G.R. No. L-47421. May 14, 1990 (Case Brief / Digest)

Title: Commissioner of Internal Revenue v. Court of Tax Appeals and Manila Golf & Country Club, Inc.

Facts:
This case revolves around Manila Golf & Country Club, Inc., a non-stock corporation maintaining a golf course and operating a clubhouse with a lounge, bar, and dining room for the exclusive use of its members and their guests. The club was assessed fixed taxes as operators of golf links, restaurants, and percentage tax (caterer’s tax) on food and fermented liquor/wine sales for September 1969 to December 1970, totaling P32,504.96. The club protested the assessment, citing a veto by President Ferdinand E. Marcos on Section 42 of House Bill No. 17839, which inserted a new Section 191-A imposing a caterer’s tax. The protest was denied by the Commissioner of Internal Revenue (CIR), leading to a petition at the Court of Tax Appeals (CTA).

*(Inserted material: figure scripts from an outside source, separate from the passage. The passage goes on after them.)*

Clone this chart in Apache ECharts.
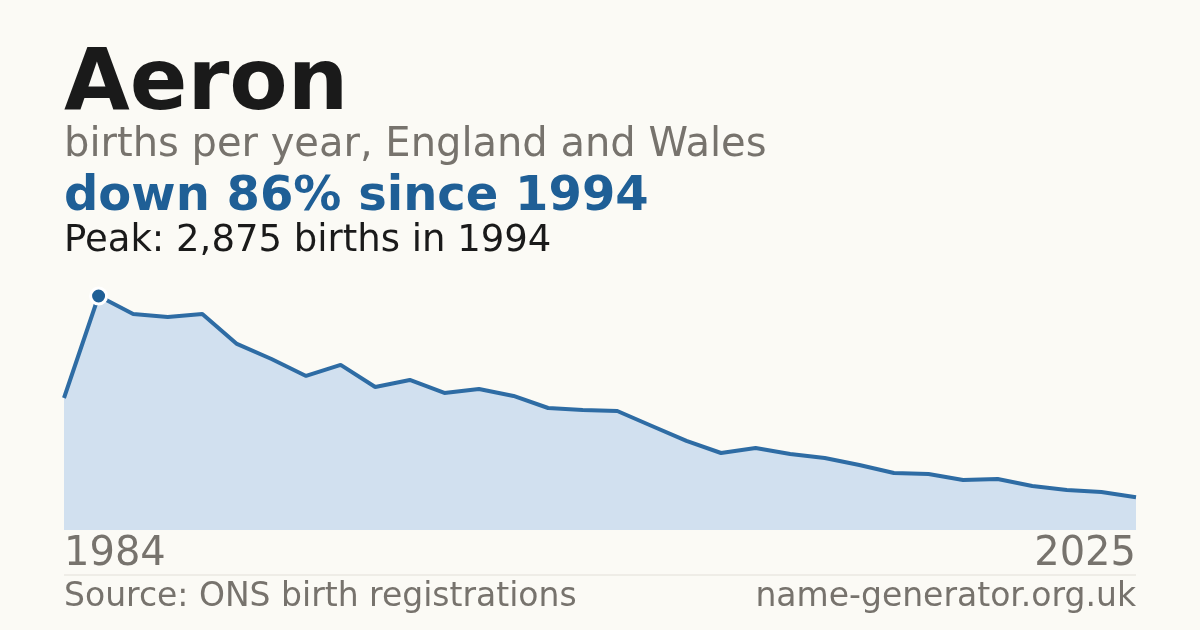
<!DOCTYPE html><html><head><meta charset="utf-8"><script src="https://cdn.jsdelivr.net/npm/echarts@6/dist/echarts.min.js"></script>
<style>html,body{margin:0;background:#fbfaf5}#c{width:1200px;height:630px}</style></head><body><div id="c"></div><script>
const years=['1984'];for(let y=1994;y<=2023;y++)years.push(String(y));years.push('2025');
const births=[1622,2875,2655,2618,2655,2286,2101,1893,2028,1757,1843,1684,1733,1647,1499,1475,1462,1278,1094,946,1008,934,885,799,700,688,614,627,541,492,467,402];
const c=echarts.init(document.getElementById('c'));
c.setOption({backgroundColor:'#fbfaf5',animation:false,
grid:{left:64,right:64,top:296,bottom:100},
graphic:[
{type:'text',left:64,top:44,style:{text:'Aeron',font:'bold 85px "DejaVu Sans"',fill:'#1a1a1a'}},
{type:'text',left:64,top:126,style:{text:'births per year, England and Wales',font:'40px "DejaVu Sans"',fill:'#77736d'}},
{type:'text',left:64,top:174,style:{text:'down 86% since 1994',font:'bold 48px "DejaVu Sans"',fill:'#1f5f96'}},
{type:'text',left:64,top:223,style:{text:'Peak: 2,875 births in 1994',font:'37px "DejaVu Sans"',fill:'#1a1a1a'}},
{type:'text',left:64,top:535,style:{text:'1984',font:'40px "DejaVu Sans"',fill:'#77736d'}},
{type:'text',right:64,top:535,style:{text:'2025',font:'40px "DejaVu Sans"',fill:'#77736d',align:'right'}},
{type:'line',shape:{x1:64,y1:575,x2:1136,y2:575},style:{stroke:'#e2dfd8',lineWidth:1}},
{type:'text',left:64,top:581,style:{text:'Source: ONS birth registrations',font:'33px "DejaVu Sans"',fill:'#77736d'}},
{type:'text',right:64,top:581,style:{text:'name-generator.org.uk',font:'33px "DejaVu Sans"',fill:'#77736d',align:'right'}}
],
xAxis:{type:'category',data:years,boundaryGap:false,show:false},
yAxis:{type:'value',min:0,max:2875,show:false},
series:[{type:'line',data:births,symbol:'none',lineStyle:{color:'#2e6ca4',width:4},areaStyle:{color:'#d1e0ef',opacity:1},
markPoint:{data:[{coord:['1994',2875]}],symbol:'circle',symbolSize:16,itemStyle:{color:'#1f5f96',borderColor:'#fff',borderWidth:3},label:{show:false}}}]
});
</script></body></html>
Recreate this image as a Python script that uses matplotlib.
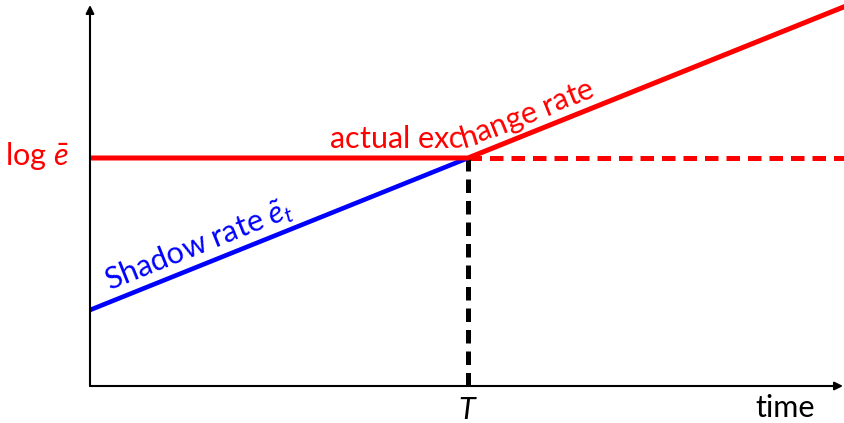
import numpy as np
import matplotlib
matplotlib.use("Agg")
import matplotlib.pyplot as plt
from matplotlib import font_manager
from matplotlib.font_manager import FontProperties
from matplotlib.transforms import IdentityTransform
from matplotlib.ft2font import FT2Font

try:
    from matplotlib.ft2font import LoadFlags
    NO_HINT = LoadFlags.NO_HINTING
except ImportError:
    from matplotlib.ft2font import LOAD_NO_HINTING as NO_HINT

plt.rcParams["font.family"] = ["Lato", "DejaVu Sans"]
plt.rcParams["mathtext.fontset"] = "custom"
plt.rcParams["mathtext.rm"] = "Lato"
plt.rcParams["mathtext.it"] = "Lato:italic"

# ---- model values -------------------------------------------------------
T = 1.0                      # time the peg is abandoned
log_ebar = 1.0               # pegged (log) exchange rate
shadow_t = [0.0, T]          # shadow rate path
shadow_v = [1 / 3, log_ebar]
actual_t = [0.0, T, 2 * T]   # actual exchange rate path
actual_v = [log_ebar, log_ebar, 5 / 3]
peg_t = [T, 2 * T]           # peg level continued after T
peg_v = [log_ebar, log_ebar]

RED = "#ff0000"
BLUE = "#0000ff"
FS = 22

fig = plt.figure(figsize=(8.45, 4.23), dpi=100)
ax = fig.add_axes([90 / 845, 37 / 423, 755 / 845, 386 / 423])
ax.set_xlim(0, 755 / 378)
ax.set_ylim(0, 386 / 228)
ax.axis("off")

# axes with arrowheads
arrow = dict(arrowstyle="-|>", lw=1.5, color="black", mutation_scale=12,
             shrinkA=0, shrinkB=0)
ax.annotate("", xy=(0, 381 / 228), xytext=(0, 0), arrowprops=arrow,
            annotation_clip=False)
ax.annotate("", xy=(753 / 378, 0), xytext=(0, 0), arrowprops=arrow,
            annotation_clip=False)

lw = 3.6
ax.plot(peg_t, peg_v, color=RED, lw=lw, dashes=(2.7, 1.6),
        solid_capstyle="butt", dash_capstyle="butt", clip_on=False)
ax.plot([T, T], [0, log_ebar], color="black", lw=lw, dashes=(2.7, 1.6),
        dash_capstyle="butt", clip_on=False)
ax.plot(shadow_t, shadow_v, color=BLUE, lw=3.3, solid_capstyle="butt",
        clip_on=False)
ax.plot(actual_t, actual_v, color=RED, lw=lw, solid_capstyle="butt",
        clip_on=False)


def to_px(xs, ys):
    return ax.transData.transform(np.column_stack([xs, ys]))


def text_on_path(s, xs, ys, start_x, offset, color, size, radius=60):
    """Lay out string s character by character along a polyline."""
    pts = to_px(xs, ys)
    lines = []
    for a, b in zip(pts[:-1], pts[1:]):
        t = (b - a) / np.linalg.norm(b - a)
        n = np.array([-t[1], t[0]])
        lines.append((a + offset * n, t))
    # densely sampled offset path with rounded corners
    dense = [lines[0][0]]
    for (p1, t1), (p2, t2) in zip(lines[:-1], lines[1:]):
        A = np.array([t1, -t2]).T
        k = np.linalg.solve(A, p2 - p1)
        C = p1 + k[0] * t1
        theta = np.arccos(np.clip(np.dot(t1, t2), -1, 1))
        L = radius * np.tan(theta / 2)
        P0, P2 = C - L * t1, C + L * t2
        for u in np.linspace(0, 1, 60):
            dense.append((1 - u) ** 2 * P0 + 2 * u * (1 - u) * C + u ** 2 * P2)
    p_last, t_last = lines[-1]
    dense.append(p_last + t_last * 2000)
    verts = np.array(dense)
    seg = np.diff(verts, axis=0)
    seglen = np.linalg.norm(seg, axis=1)
    keep = seglen > 1e-9
    seg, seglen = seg[keep], seglen[keep]
    verts = np.vstack([verts[:1], verts[1:][keep]])
    cum = np.concatenate([[0], np.cumsum(seglen)])

    def point_at(d):
        i = np.searchsorted(cum, d, side="right") - 1
        i = int(np.clip(i, 0, len(seg) - 1))
        f = (d - cum[i]) / seglen[i]
        return verts[i] + f * seg[i], seg[i] / seglen[i]

    x0 = to_px([start_x], [0])[0, 0]
    d0 = x0 - verts[0, 0]

    fp = FontProperties(family="Lato", size=size)
    font = FT2Font(font_manager.findfont(fp))
    font.set_size(size, fig.dpi)
    d = d0
    for c in s:
        g = font.load_char(ord(c), flags=NO_HINT)
        adv = g.linearHoriAdvance / 65536
        pc, tc = point_at(d + adv / 2)
        ang = np.degrees(np.arctan2(tc[1], tc[0]))
        if c.strip():
            ax.text(pc[0], pc[1], c, transform=IdentityTransform(),
                    fontproperties=fp, color=color, ha="center",
                    va="baseline", rotation=ang, rotation_mode="anchor")
        d += adv


text_on_path("actual exchange rate", actual_t, actual_v, 0.635, 10, RED, FS)

# shadow-rate label along the blue line
p = to_px(shadow_t, shadow_v)
tv = (p[1] - p[0]) / np.linalg.norm(p[1] - p[0])
nv = np.array([-tv[1], tv[0]])
x_start = to_px([0.062], [0])[0, 0]
base = p[0] + tv * ((x_start - p[0][0]) / tv[0]) + 11 * nv
ax.text(base[0], base[1], r"Shadow rate $\tilde{e}_t$",
        transform=IdentityTransform(), color=BLUE, fontsize=FS,
        ha="left", va="baseline", rotation=np.degrees(np.arctan2(tv[1], tv[0])),
        rotation_mode="anchor")

# axis labels
ax.text(69, 423 - 165, r"log $\bar{e}$", transform=IdentityTransform(),
        color=RED, fontsize=FS, ha="right", va="baseline")
tx = to_px([T], [0])[0, 0]
ax.text(tx, 423 - 419, r"$T$", transform=IdentityTransform(),
        color="black", fontsize=FS, ha="center", va="baseline")
ax.text(785, 423 - 417, "time", transform=IdentityTransform(),
        color="black", fontsize=FS, ha="center", va="baseline")

fig.savefig("out.png", dpi=100)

The CTA ruled in favor of the club, interpreting President Marcos’ veto message as referring to the whole section, rendering the imposition of the caterer’s tax in RA No. 6110 void. The CIR appealed the decision to the Supreme Court.

Issues:
1. Does the presidential veto cover the entire Section 191-A or only specific provisions within it?
2. Does the President have the power to veto specific words or phrases within a section of a revenue bill?

Court’s Decision:
1. Scope of the Presidential Veto:
The Supreme Court ruled that the presidential veto applied only to specific parts of Section 191-A, particularly excluding “hotels, motels, resthouses” from the 20% caterer’s tax bracket but not to the entire section. They referenced Commissioner of Internal Revenue vs. Manila Hotel Corporation, which set this precedent.

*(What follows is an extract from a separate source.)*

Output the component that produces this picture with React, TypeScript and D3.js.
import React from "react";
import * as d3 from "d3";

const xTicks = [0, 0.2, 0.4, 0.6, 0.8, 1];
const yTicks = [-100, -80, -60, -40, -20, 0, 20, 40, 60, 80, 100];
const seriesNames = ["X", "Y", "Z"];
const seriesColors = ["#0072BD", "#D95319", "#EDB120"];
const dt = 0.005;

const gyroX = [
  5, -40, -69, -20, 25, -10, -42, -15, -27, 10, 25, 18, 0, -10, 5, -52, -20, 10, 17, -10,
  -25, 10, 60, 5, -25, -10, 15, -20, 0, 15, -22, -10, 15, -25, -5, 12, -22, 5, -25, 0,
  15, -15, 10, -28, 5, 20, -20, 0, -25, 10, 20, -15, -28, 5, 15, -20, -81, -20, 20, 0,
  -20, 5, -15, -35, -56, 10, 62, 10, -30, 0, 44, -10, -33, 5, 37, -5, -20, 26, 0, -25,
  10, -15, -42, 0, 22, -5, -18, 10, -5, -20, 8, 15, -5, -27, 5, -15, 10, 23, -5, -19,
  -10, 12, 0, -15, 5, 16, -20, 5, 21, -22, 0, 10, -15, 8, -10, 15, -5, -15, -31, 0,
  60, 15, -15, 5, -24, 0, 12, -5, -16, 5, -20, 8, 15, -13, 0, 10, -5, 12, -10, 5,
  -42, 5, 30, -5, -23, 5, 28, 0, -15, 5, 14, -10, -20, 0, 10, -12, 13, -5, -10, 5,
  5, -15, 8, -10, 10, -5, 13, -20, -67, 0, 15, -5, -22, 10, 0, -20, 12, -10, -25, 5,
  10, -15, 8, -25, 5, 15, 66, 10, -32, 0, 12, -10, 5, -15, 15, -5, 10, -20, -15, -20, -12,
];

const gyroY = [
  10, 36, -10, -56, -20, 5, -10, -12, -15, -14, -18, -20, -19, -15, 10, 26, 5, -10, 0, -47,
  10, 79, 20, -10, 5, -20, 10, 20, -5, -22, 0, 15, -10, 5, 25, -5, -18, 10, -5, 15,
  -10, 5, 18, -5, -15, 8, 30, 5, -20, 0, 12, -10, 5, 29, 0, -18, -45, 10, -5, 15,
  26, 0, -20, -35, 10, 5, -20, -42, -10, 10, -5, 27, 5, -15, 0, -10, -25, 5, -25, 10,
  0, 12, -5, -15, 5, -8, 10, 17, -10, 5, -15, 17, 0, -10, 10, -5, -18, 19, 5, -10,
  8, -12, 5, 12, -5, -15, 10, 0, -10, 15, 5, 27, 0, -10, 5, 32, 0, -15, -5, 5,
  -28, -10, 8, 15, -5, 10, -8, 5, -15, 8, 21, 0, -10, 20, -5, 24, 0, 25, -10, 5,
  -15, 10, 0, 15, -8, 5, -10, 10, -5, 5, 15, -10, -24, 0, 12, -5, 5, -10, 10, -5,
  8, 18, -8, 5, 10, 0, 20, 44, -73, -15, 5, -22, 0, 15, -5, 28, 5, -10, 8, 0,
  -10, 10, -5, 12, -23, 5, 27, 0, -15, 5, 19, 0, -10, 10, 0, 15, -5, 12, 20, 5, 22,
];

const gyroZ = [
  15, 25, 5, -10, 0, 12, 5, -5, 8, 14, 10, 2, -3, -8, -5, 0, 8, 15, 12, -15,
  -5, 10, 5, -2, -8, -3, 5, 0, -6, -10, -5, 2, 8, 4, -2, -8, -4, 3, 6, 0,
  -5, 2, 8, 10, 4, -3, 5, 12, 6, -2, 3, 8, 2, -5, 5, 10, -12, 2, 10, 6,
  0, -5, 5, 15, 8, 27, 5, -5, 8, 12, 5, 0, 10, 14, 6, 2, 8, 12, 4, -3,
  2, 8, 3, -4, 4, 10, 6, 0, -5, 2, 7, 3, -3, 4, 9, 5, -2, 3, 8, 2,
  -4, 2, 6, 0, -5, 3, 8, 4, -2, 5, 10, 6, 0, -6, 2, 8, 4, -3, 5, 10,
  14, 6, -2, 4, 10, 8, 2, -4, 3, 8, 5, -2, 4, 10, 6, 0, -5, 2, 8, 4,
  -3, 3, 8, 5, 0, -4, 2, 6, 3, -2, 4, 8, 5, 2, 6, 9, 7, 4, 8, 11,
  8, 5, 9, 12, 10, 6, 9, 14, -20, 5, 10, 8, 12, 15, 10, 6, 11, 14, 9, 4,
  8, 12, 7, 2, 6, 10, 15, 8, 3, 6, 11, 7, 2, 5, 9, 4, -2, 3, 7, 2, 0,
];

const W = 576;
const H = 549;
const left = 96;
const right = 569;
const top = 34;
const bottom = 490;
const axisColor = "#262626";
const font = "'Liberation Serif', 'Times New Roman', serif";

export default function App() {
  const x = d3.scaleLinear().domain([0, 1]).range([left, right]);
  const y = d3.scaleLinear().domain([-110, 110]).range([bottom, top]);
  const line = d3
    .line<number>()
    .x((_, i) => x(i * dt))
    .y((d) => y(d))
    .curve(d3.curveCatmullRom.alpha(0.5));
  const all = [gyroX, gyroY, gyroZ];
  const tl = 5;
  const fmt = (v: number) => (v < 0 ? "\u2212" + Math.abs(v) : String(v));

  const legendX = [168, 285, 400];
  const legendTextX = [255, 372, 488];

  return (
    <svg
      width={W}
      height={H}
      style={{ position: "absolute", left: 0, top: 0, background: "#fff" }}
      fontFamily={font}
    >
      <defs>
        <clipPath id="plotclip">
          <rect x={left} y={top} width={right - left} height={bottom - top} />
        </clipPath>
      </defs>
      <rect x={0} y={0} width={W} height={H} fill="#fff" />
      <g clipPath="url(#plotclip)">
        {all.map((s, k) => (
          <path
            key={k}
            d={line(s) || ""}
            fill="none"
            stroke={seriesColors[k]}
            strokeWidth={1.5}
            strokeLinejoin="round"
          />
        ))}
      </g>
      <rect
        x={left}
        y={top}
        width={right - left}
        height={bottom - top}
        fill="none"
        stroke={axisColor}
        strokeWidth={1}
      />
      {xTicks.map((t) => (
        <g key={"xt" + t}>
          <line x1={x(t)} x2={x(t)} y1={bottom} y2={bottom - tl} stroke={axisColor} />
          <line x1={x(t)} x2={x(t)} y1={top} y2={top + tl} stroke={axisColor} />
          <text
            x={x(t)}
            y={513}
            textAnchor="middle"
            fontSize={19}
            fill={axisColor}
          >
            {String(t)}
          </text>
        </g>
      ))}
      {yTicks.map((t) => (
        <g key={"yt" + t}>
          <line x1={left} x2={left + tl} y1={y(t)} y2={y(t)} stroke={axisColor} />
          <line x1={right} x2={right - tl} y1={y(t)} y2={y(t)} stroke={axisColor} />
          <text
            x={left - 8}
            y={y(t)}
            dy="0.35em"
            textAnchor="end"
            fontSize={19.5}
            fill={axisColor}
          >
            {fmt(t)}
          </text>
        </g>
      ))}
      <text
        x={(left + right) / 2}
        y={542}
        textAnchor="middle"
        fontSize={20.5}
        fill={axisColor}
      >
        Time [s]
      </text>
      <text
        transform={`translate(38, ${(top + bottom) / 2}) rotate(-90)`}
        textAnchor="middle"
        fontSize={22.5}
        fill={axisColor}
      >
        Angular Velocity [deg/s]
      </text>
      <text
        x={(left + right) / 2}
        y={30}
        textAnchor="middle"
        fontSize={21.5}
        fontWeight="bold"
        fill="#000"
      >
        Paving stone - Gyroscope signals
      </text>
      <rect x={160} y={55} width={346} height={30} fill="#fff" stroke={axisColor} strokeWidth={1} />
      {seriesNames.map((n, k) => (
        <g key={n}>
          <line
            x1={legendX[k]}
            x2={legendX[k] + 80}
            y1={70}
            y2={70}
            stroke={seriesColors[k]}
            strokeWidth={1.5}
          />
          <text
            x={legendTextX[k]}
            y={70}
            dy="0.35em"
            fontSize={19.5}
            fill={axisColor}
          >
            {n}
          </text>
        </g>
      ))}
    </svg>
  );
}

2. Power of the President to Veto Parts of a Bill:
The Supreme Court disagreed with the CTA’s interpretation that the President could only veto an entire section. The Court held that the President has the power to veto parts of an item, such as specific tax impositions within a section. This interpretation prevents the absurdity of exempting already taxable entities by merely vetoing parts of a revenue bill that selectively impact certain industries.

Doctrine:
1. The President’s veto power under Sec. 20 (3), Art. VI of the 1935 Constitution extends to parts of an item within a revenue bill, allowing the President to veto specific impositions without rejecting the entire section.
2. A presidential veto that fails to meet constitutional requirements renders such parts of the bill valid and enforceable.

Class Notes:
– Key Elements: Presidential veto power, Revenue bill taxation, Caterer’s tax.
– Statutes: RA No. 6110, Sec. 20 (3), Art. VI of the 1935 Constitution.
– Interpretation: The President can selectively veto parts of a section in a revenue bill, specifically the subject or the rate of the tax.
– Case Relevance: Helps clarify the extent of executive veto powers within the bounds of constitutional law regarding revenue legislation.

Historical Background:
The case context dates to the late 1960s and 1970s during the presidency of Ferdinand E. Marcos, a period marked by significant economic development and ensuing legislative actions to regulate various economic sectors. The imposition of the caterer’s tax was part of a broader tax reform under RA No. 6110, intended to streamline and expand the national revenue system. This period was also notable for legislative confrontations with executive veto powers.